* [DATASET EXTRACT]
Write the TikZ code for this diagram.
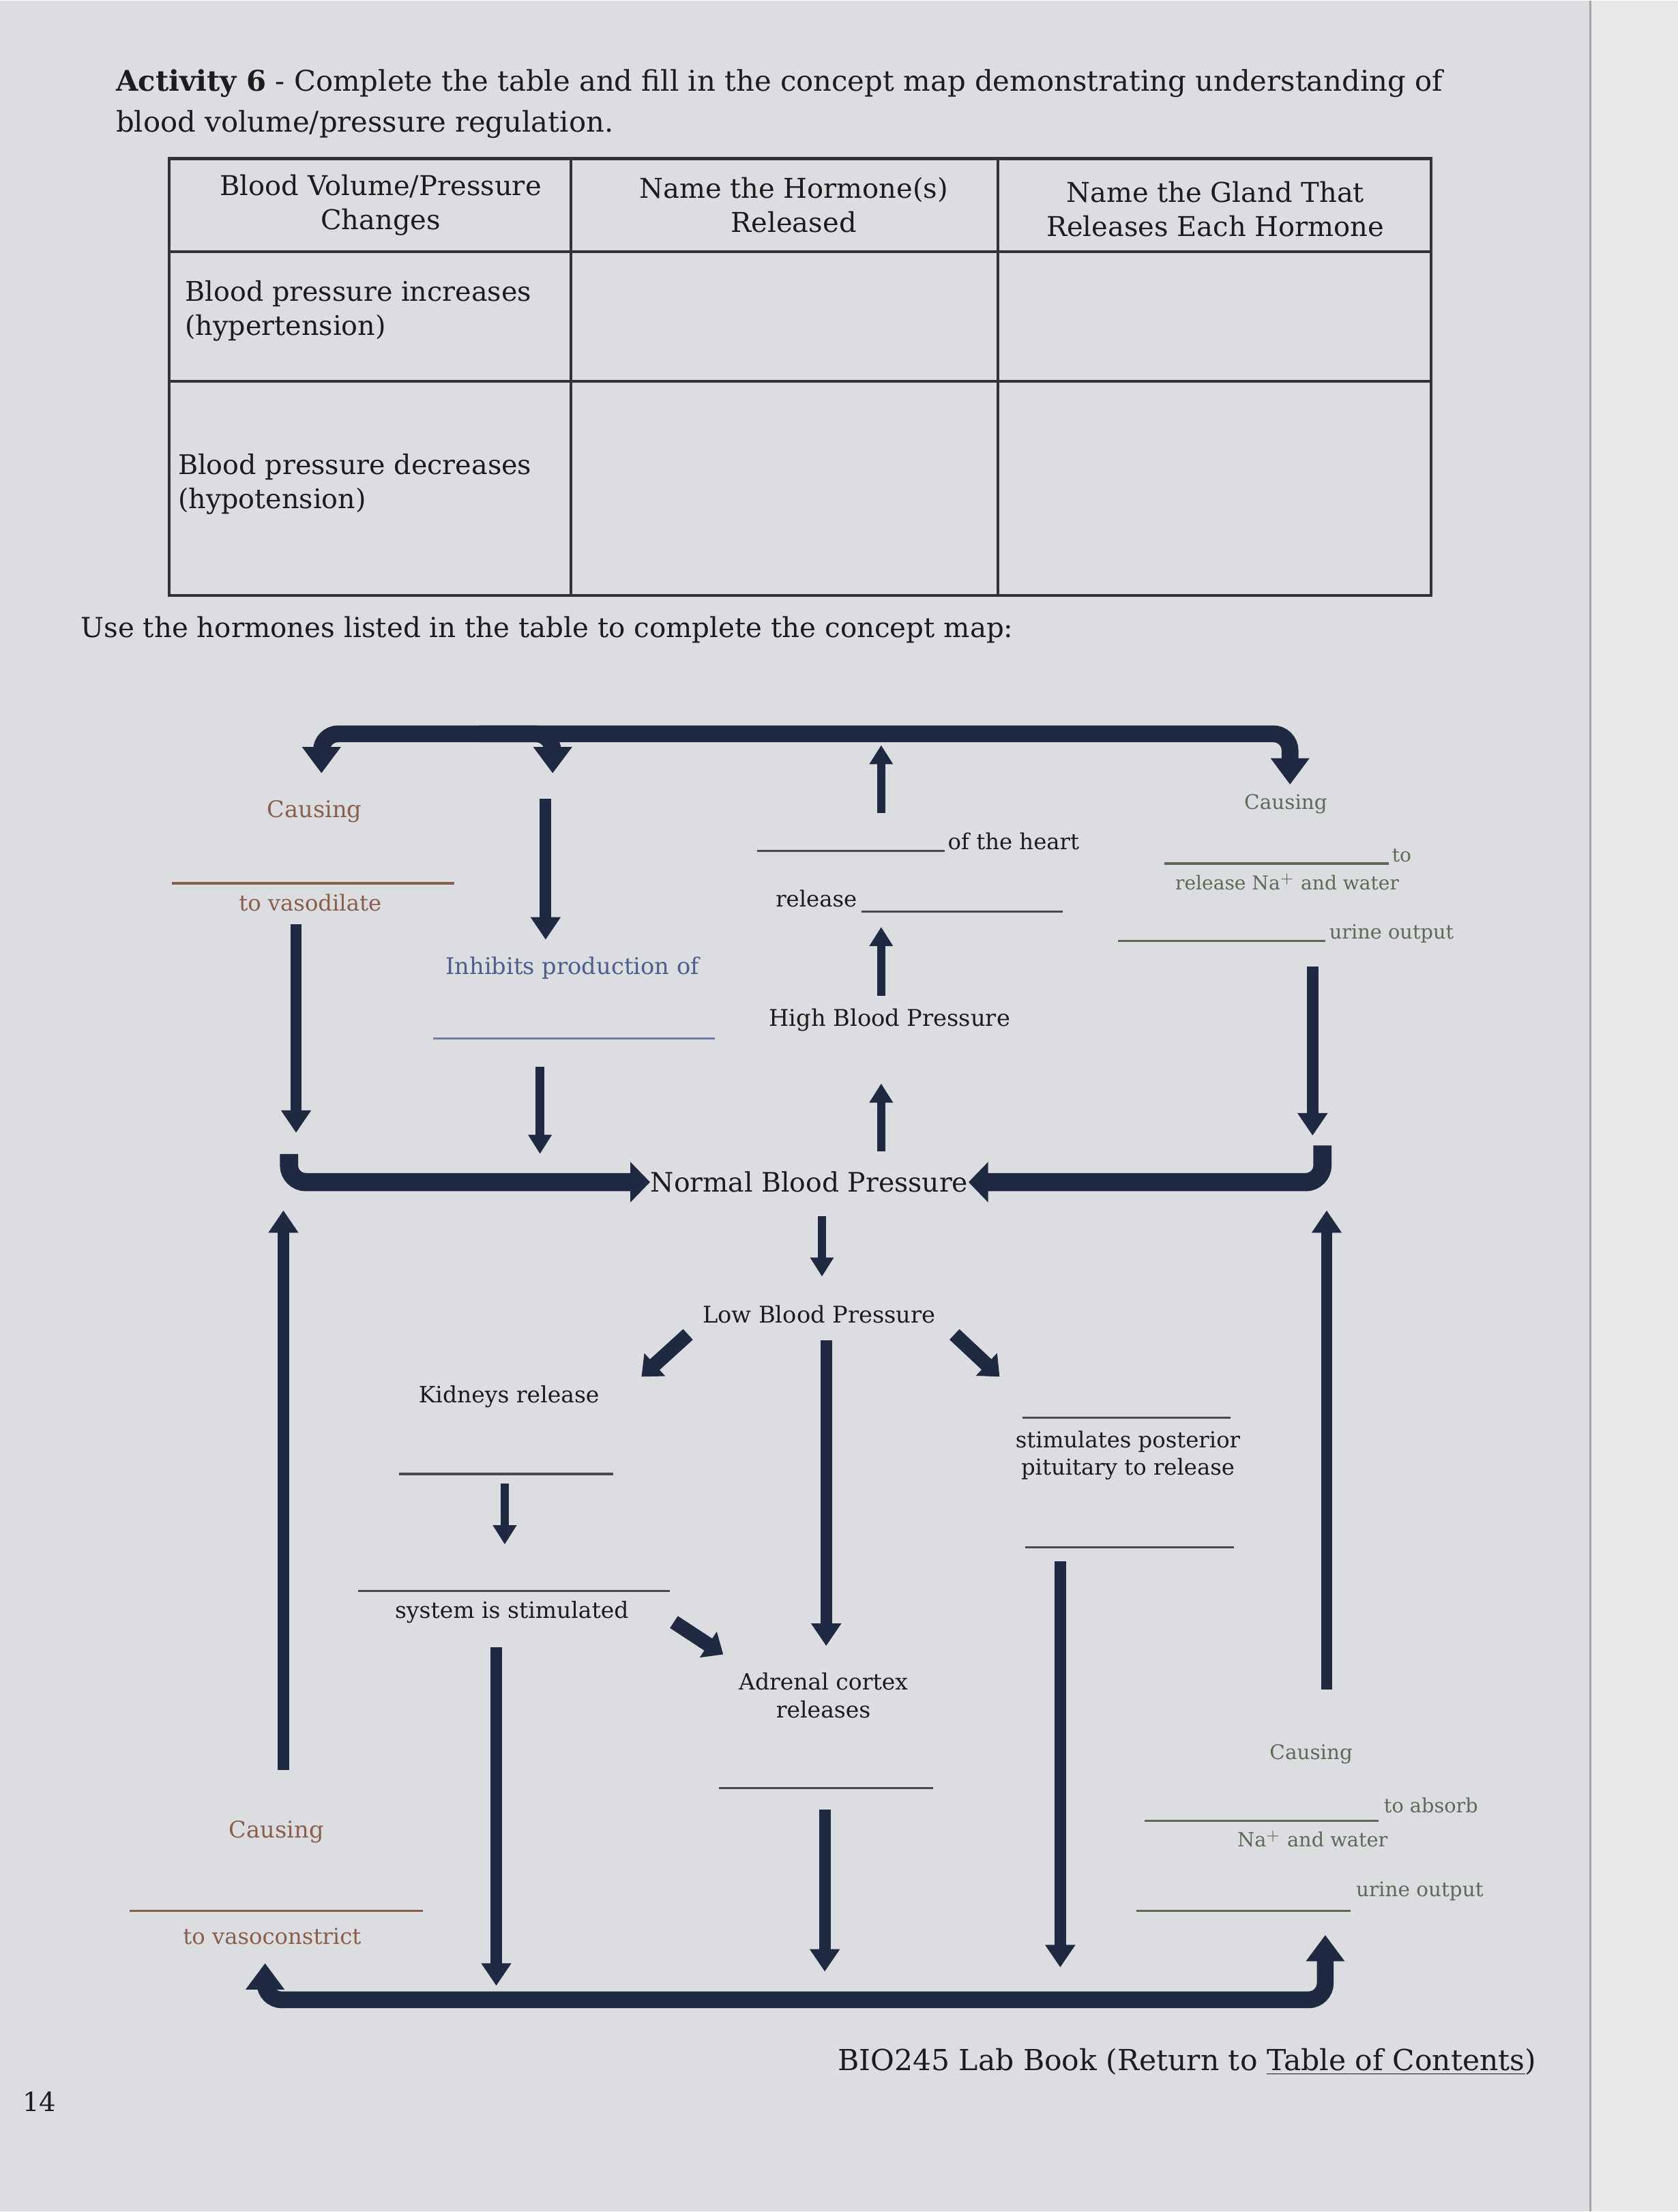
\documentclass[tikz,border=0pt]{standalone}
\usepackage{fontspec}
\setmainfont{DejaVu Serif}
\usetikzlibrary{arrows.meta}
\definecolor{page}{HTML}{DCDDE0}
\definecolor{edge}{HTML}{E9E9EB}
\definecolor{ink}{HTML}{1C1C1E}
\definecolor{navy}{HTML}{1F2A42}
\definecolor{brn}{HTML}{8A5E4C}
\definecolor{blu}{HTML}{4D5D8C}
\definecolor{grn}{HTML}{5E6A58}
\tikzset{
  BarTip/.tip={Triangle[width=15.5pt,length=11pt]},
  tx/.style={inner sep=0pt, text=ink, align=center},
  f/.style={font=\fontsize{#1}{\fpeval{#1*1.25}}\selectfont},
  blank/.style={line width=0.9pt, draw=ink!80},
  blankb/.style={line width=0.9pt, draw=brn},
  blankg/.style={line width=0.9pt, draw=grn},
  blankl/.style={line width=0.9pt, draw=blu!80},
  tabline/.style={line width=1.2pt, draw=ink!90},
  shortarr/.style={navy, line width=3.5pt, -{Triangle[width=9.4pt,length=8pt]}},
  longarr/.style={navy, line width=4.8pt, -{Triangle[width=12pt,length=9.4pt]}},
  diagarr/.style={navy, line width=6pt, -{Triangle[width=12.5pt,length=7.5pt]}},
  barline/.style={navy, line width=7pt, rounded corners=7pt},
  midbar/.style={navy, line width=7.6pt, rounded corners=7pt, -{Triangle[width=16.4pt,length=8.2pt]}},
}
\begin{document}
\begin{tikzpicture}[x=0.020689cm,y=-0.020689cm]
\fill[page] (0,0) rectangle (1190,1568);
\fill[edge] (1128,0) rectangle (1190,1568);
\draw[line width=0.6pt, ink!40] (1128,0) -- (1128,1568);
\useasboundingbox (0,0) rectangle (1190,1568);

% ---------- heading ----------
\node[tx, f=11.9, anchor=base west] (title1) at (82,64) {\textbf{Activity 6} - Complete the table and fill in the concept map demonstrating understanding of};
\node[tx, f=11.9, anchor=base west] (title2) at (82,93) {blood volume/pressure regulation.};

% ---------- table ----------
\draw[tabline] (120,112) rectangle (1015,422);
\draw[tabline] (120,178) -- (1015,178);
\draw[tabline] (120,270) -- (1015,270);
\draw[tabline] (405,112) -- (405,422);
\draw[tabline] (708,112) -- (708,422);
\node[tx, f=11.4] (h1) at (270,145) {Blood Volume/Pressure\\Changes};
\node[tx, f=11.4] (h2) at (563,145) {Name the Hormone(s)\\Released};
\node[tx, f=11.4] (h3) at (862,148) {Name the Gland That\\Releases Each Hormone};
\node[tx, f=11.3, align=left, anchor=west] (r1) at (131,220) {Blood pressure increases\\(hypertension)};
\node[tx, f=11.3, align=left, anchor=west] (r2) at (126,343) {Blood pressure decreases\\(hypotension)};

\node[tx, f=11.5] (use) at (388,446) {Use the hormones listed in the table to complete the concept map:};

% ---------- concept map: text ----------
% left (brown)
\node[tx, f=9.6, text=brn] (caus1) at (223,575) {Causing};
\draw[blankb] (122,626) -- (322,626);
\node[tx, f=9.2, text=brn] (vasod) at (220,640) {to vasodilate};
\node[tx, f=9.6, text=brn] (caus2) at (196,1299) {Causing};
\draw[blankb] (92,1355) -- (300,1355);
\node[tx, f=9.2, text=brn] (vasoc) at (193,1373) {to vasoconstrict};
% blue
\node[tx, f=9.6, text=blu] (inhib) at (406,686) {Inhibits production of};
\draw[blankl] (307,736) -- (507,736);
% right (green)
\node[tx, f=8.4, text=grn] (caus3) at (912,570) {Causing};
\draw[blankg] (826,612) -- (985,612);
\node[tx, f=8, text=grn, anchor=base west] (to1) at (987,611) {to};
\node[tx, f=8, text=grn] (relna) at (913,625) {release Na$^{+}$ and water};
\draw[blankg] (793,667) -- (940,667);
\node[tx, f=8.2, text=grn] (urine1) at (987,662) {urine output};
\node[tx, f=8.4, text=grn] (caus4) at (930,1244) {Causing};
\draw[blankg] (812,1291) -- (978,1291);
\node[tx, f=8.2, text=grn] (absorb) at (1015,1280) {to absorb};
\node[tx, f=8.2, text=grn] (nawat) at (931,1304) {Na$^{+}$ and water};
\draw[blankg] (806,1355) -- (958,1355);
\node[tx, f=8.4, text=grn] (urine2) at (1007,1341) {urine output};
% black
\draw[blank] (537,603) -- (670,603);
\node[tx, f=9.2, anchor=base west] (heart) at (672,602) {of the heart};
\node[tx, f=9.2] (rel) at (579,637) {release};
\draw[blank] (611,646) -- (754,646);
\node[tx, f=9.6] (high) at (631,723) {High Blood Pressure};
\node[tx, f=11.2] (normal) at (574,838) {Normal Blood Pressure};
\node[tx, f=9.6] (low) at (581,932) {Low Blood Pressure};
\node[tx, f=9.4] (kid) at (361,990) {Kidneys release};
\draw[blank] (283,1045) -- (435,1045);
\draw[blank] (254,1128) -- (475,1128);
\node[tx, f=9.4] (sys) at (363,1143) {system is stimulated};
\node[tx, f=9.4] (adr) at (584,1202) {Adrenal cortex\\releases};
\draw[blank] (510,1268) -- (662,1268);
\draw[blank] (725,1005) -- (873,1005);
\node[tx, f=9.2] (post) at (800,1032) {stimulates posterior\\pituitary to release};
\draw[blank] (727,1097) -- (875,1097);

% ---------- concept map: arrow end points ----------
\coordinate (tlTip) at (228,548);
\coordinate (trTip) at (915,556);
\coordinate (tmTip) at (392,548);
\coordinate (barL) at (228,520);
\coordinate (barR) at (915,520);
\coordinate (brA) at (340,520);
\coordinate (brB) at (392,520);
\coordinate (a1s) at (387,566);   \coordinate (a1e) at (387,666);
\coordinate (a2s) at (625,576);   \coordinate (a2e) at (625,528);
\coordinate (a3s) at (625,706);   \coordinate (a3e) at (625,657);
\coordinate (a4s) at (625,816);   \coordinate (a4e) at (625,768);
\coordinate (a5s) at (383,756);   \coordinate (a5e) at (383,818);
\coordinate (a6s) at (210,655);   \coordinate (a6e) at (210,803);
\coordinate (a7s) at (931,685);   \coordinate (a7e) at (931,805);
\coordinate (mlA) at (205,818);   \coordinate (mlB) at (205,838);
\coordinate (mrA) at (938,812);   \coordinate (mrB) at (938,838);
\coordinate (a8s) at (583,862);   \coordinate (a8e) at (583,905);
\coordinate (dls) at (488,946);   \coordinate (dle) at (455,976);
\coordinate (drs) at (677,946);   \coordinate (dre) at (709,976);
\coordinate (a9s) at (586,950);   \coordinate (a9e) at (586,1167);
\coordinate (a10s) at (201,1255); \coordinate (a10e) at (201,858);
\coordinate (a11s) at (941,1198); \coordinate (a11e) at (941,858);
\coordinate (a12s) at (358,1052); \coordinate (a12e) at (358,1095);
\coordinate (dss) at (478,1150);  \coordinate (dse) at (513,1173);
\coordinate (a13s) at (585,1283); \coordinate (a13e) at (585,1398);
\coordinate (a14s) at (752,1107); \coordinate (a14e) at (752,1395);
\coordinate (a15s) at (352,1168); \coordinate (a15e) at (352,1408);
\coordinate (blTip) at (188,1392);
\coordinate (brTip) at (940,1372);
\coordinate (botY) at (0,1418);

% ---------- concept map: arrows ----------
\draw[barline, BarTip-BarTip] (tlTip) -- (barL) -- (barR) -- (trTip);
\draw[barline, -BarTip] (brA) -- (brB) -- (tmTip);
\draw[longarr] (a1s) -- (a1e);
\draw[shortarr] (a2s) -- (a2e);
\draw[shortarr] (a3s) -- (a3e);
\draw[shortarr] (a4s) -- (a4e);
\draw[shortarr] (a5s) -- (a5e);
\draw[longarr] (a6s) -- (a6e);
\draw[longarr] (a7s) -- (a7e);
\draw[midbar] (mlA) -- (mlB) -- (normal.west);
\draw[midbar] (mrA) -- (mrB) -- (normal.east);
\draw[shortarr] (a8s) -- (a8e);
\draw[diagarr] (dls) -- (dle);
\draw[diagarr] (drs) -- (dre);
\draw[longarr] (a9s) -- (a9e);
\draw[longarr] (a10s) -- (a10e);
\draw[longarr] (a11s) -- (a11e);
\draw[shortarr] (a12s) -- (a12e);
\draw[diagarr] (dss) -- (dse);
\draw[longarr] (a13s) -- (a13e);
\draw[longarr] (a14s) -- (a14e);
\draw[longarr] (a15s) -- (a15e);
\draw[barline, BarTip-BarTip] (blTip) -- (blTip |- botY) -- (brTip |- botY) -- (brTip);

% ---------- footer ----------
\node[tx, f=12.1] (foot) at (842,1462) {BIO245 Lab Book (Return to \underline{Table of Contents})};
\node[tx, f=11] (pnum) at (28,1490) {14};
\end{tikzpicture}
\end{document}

* [WRITTEN INSTRUCTION] Starting with the first line of the data above and ending with the line containing "anchor=base west] (title2)", please restate every line exactly, leaving images out.

* [REPLY]
Write the TikZ code for this diagram.
\documentclass[tikz,border=0pt]{standalone}
\usepackage{fontspec}
\setmainfont{DejaVu Serif}
\usetikzlibrary{arrows.meta}
\definecolor{page}{HTML}{DCDDE0}
\definecolor{edge}{HTML}{E9E9EB}
\definecolor{ink}{HTML}{1C1C1E}
\definecolor{navy}{HTML}{1F2A42}
\definecolor{brn}{HTML}{8A5E4C}
\definecolor{blu}{HTML}{4D5D8C}
\definecolor{grn}{HTML}{5E6A58}
\tikzset{
  BarTip/.tip={Triangle[width=15.5pt,length=11pt]},
  tx/.style={inner sep=0pt, text=ink, align=center},
  f/.style={font=\fontsize{#1}{\fpeval{#1*1.25}}\selectfont},
  blank/.style={line width=0.9pt, draw=ink!80},
  blankb/.style={line width=0.9pt, draw=brn},
  blankg/.style={line width=0.9pt, draw=grn},
  blankl/.style={line width=0.9pt, draw=blu!80},
  tabline/.style={line width=1.2pt, draw=ink!90},
  shortarr/.style={navy, line width=3.5pt, -{Triangle[width=9.4pt,length=8pt]}},
  longarr/.style={navy, line width=4.8pt, -{Triangle[width=12pt,length=9.4pt]}},
  diagarr/.style={navy, line width=6pt, -{Triangle[width=12.5pt,length=7.5pt]}},
  barline/.style={navy, line width=7pt, rounded corners=7pt},
  midbar/.style={navy, line width=7.6pt, rounded corners=7pt, -{Triangle[width=16.4pt,length=8.2pt]}},
}
\begin{document}
\begin{tikzpicture}[x=0.020689cm,y=-0.020689cm]
\fill[page] (0,0) rectangle (1190,1568);
\fill[edge] (1128,0) rectangle (1190,1568);
\draw[line width=0.6pt, ink!40] (1128,0) -- (1128,1568);
\useasboundingbox (0,0) rectangle (1190,1568);

% ---------- heading ----------
\node[tx, f=11.9, anchor=base west] (title1) at (82,64) {\textbf{Activity 6} - Complete the table and fill in the concept map demonstrating understanding of};
\node[tx, f=11.9, anchor=base west] (title2) at (82,93) {blood volume/pressure regulation.};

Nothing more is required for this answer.